Upload file bigger than 40MB to Google App Engine?

I am creating a Google App Engine web app to "transform" files of 10K~50M

Scenario:

  1. User opens http://fixdeck.appspot.com in web browser
  2. User clicks on "Browse", select file, submits
  3. Servlet loads file as an InputStream
  4. Servlet transforms file
  5. Servlet saves file as an OutputStream
  6. The user's browser receives the transformed file and asks where to save it, directly as a response to the request in step 2

(For now I did not implement step 4, the servlet sends the file back without transforming it.)

Problem: It works for 15MB files but not for a 40MB file, saying: "Error: Request Entity Too Large. Your client issued a request that was too large."

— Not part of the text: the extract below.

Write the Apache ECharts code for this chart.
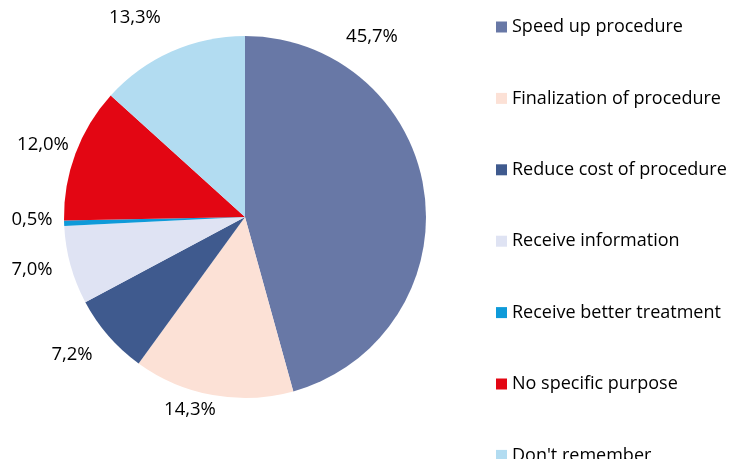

Is there any workaround against this?

Source code: https://github.com/nicolas-raoul/transdeck
Rationale: http://code.google.com/p/ankidroid/issues/detail?id=697


Solution 1:

GAE has a hard limits of 32MB for HTTP requests and HTTP responses. That will limit the size of uploads/downloads directly to/from a GAE app.

Revised Answer (Using Blobstore API.)

Google provides to the Blobstore API for handling larger files in GAE (up to 2GB). The overview documentation provides complete sample code. Your web form will upload the file to blobstore. The blobstore API then rewrites the POST back to your servlet where you can do your transformation and save the transformed data back in to the blobstore (as a new blob).

Original Answer (Didn't Consider Blobstore as an option.)

For downloading, I think GAE only workaround would be to break the file up in to multiple parts on the server, and then reassemble after downloading. That's probably not doable using a straight browser implementation though.

(As an alternative design, perhaps you could send the transformed file from GAE to an external download location (such as S3) where it could be downloaded by the browser without the GAE limit restrictions. I don't believe GAE initiated connections have same request/response size limitations, but I'm not positive. Regardless, you would still be restricted by the 30 second maximum request time. To get around that, you'd have to look in to GAE Backend instances and come up with some sort of asynchronous download strategy.)

For uploading larger files, I've read about the possibility of using HTML5 File APIs to slice the file in to multiple chunks for uploading, and then reconstructing on the server. Example: http://www.html5rocks.com/en/tutorials/file/dndfiles/#toc-slicing-files . However, I don't how practical a solution that really is due to changing specifications and browser capabilities.

Solution 2:

You can use the blobstore to upload files as large as 2 gigabytes.